The most meaningful answer is the third one: “You were meant to be a Jew.” This response is not based on proofs or arguments. Instead one hears a voice in the depths of one’s soul that says: I am a Jew because I cannot imagine not being one. This person’s journey to Jewish identity is inexplicable, a magnetic pull that draws them near. Beginning with Avraham and Sarah, the Jewish journey has been an all-consuming passion for those who want to be a part of the greatest story on earth. Like Yonah, they say “I am a Hebrew.” Like Ruth, they say “don’t turn me away.” Like Avraham, they say “I am ready.”

Rabbi Sacks concludes his book with an eloquent three-page summary about why he is a Jew.  In every word, one can recognize that he is driven by his love for Judaism, and cannot imagine being anything else.

The weakness of the final approach is it doesn't persuade. Those passionate about their Judaism can share what Judaism means to them, but it remains a personal experience. Rabbi Sacks writes in the introduction that his book “is a personal reply. None of us can answer the question for anyone else.” He writes simply to share his own experience.

How do you convince your children to love Judaism? There’s no answer for that question. But if you know you were meant to be a Jew, if you feel like your soul was at Mount Sinai, share that inspiration; perhaps you will inspire them.

Toward the end of the book, Rabbi Sacks shares a moving story about a Hasidic rabbi in Kew Garden Hills. The rabbi had moved there after the Holocaust and opened a small shtiebel. One Shabbat, a boy wandered in, wanting to see what a Hasidic rabbi is like.

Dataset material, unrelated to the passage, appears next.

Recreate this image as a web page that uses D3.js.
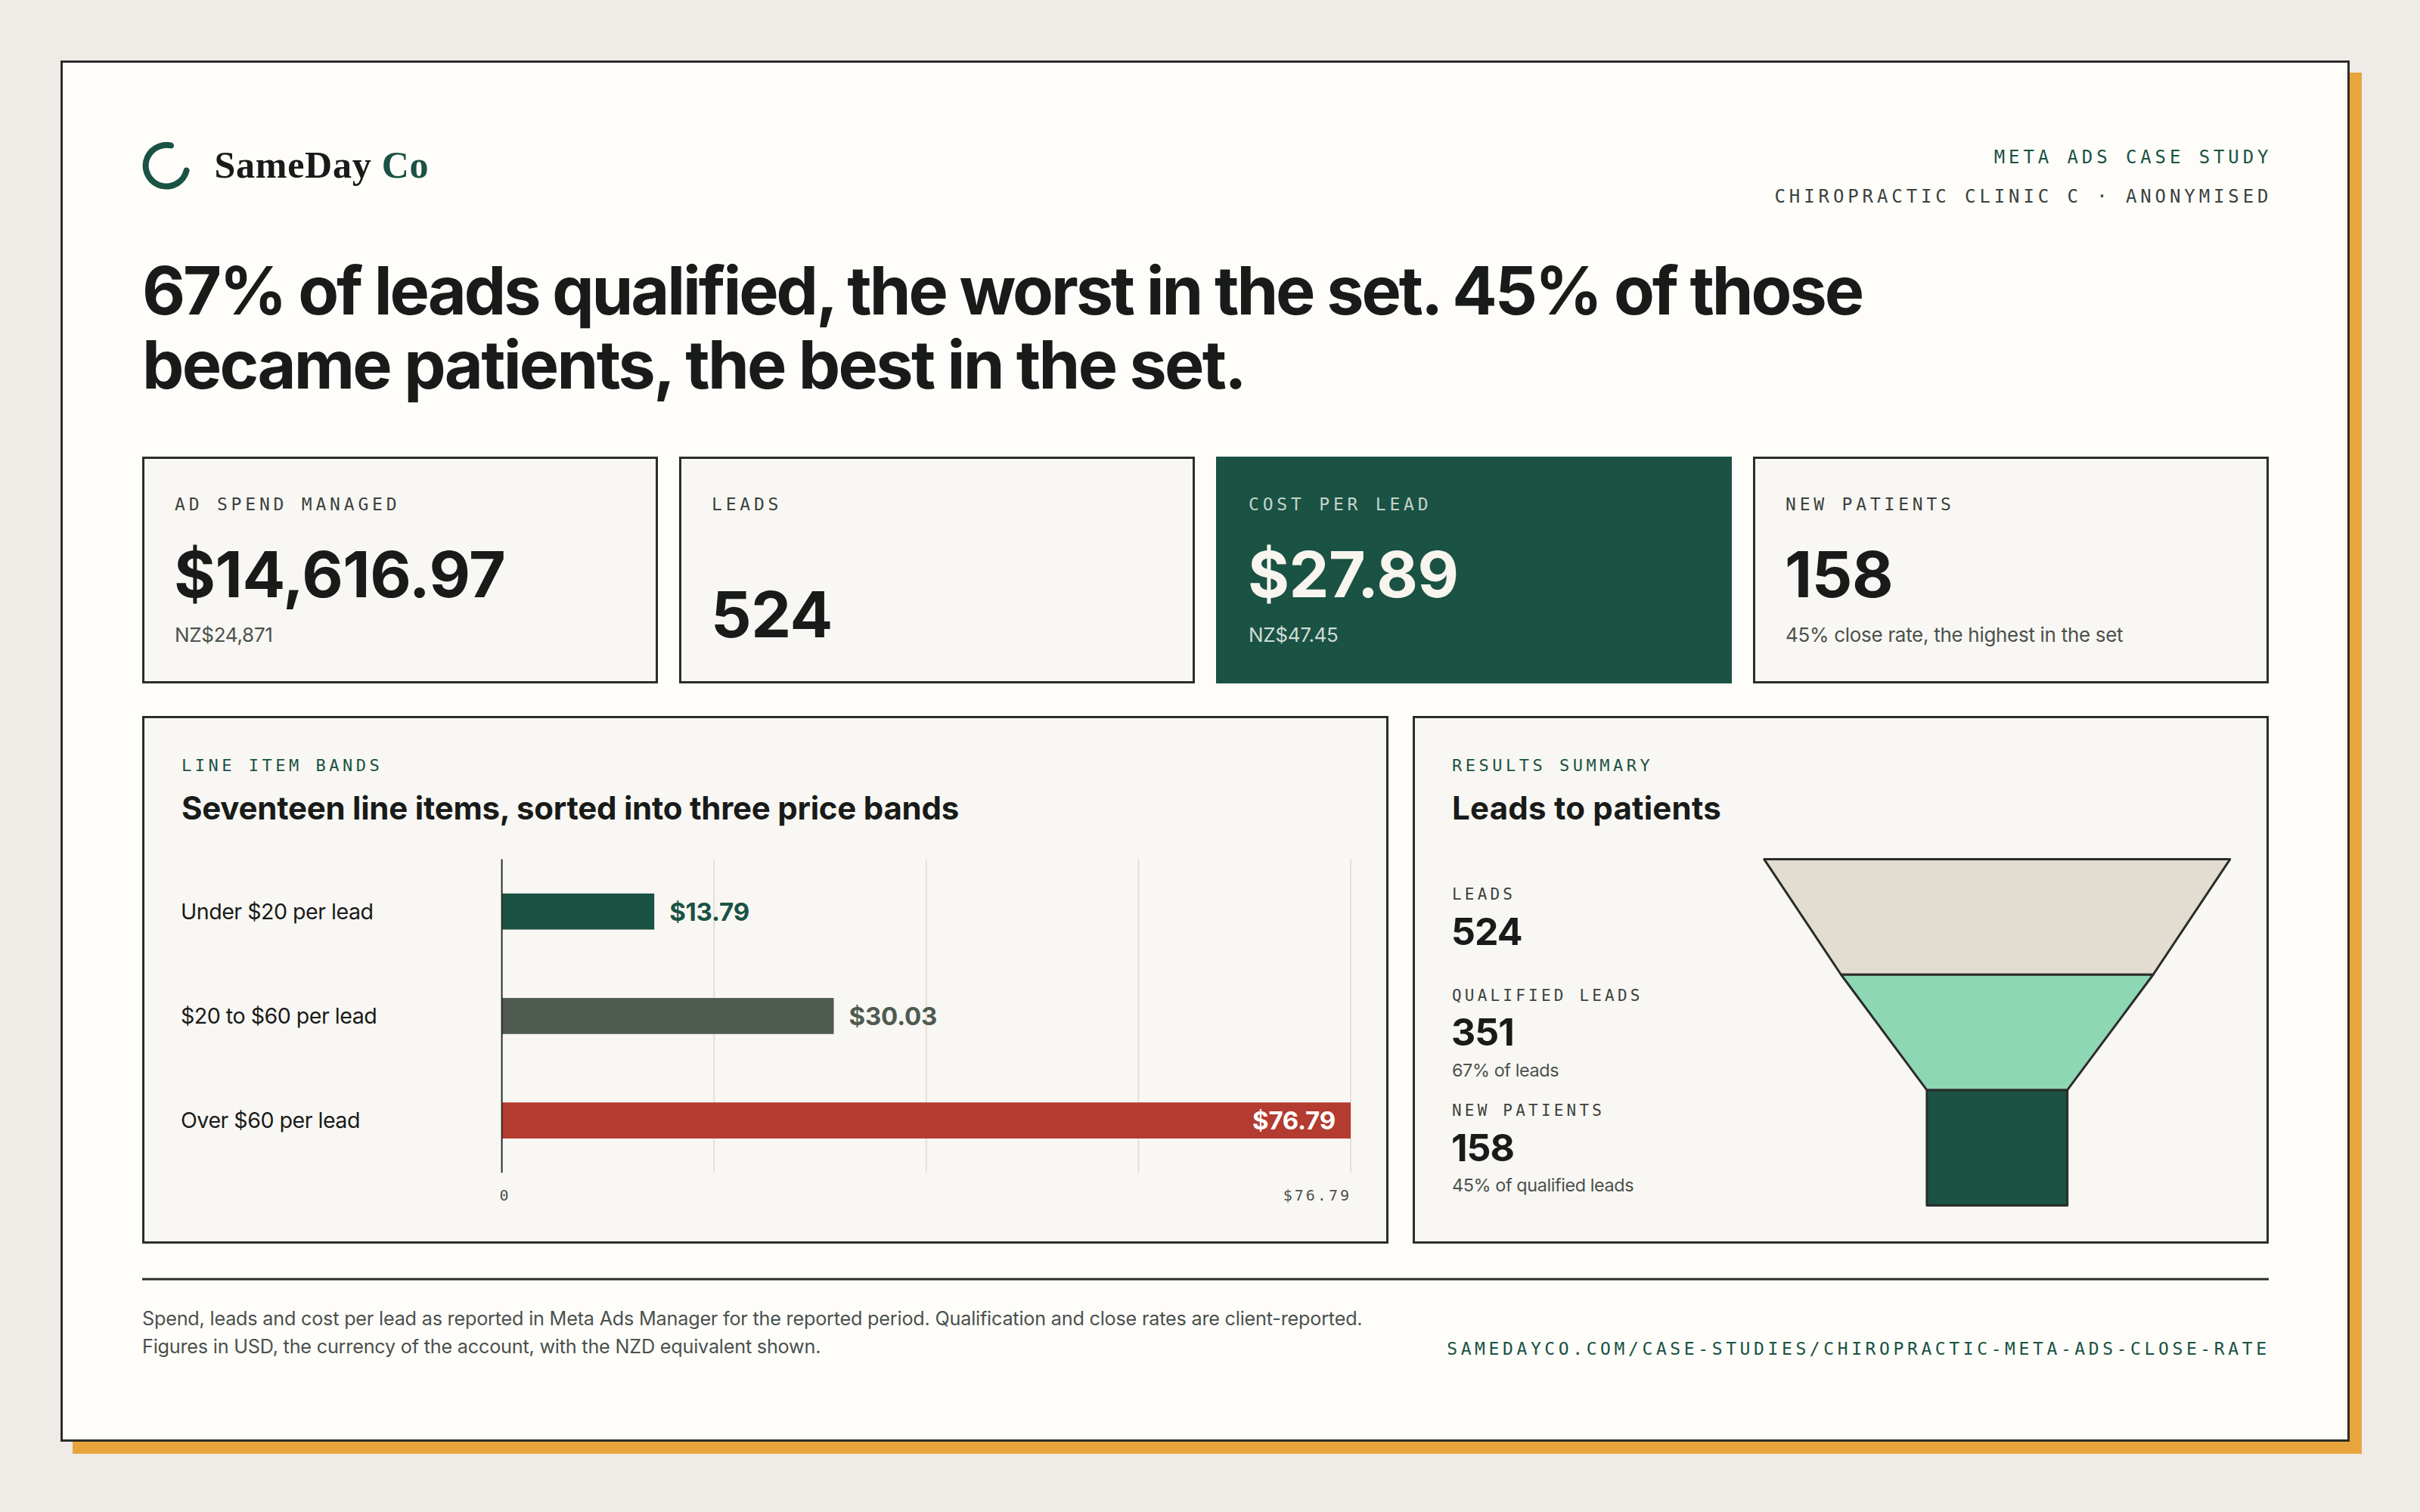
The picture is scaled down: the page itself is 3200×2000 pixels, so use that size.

After services, the rabbi went over to the boy and said that Pesach was rapidly approaching, and he did not have a child old enough to ask the four questions; would the boy be his guest and say the Mah Nishtanah? The boy accepted the invitation, and sat at the Seder with the rabbi and his wife; at the side of the table was a carriage with their baby daughter. At one point during the Seder, the baby started to cry, and the rabbi excused himself. In another room, he rocked the baby to sleep, and sang a Yiddish song. The boy could make out the words, but didn't know what they meant.


After the Seder, the boy was intrigued enough to want to learn more about the rabbi’s story. He found out that both the rabbi and his wife had been in concentration camps, and the rabbi had been in the Warsaw Ghetto and Treblinka. After the war they reunited, but had difficulty having children. After years of trying, they were told by doctors to give up hope; despite all odds, this baby was born.


This boy was transformed by that evening, and decided to become religious, eventually becoming a rabbi. But what inspired him was not the rabbi’s story; it's when he learned the meaning of the song the rabbi sang to his daughter. The words were: "it is good to be a Jew, it is good to be a Jew." This rabbi, who had survived the Warsaw Ghetto and Treblinka, could still sing about his love for Judaism; he still knew he was meant to be a Jew. At that Seder, this young boy saw a role model of Jewish identity.


There is no answer to the question of how to convince my child to be a Jew, but there is a response. If you feel the passion of Sinai, live that way, because that passion just might inspire others. And never be shy to say “it is good to be a Jew.”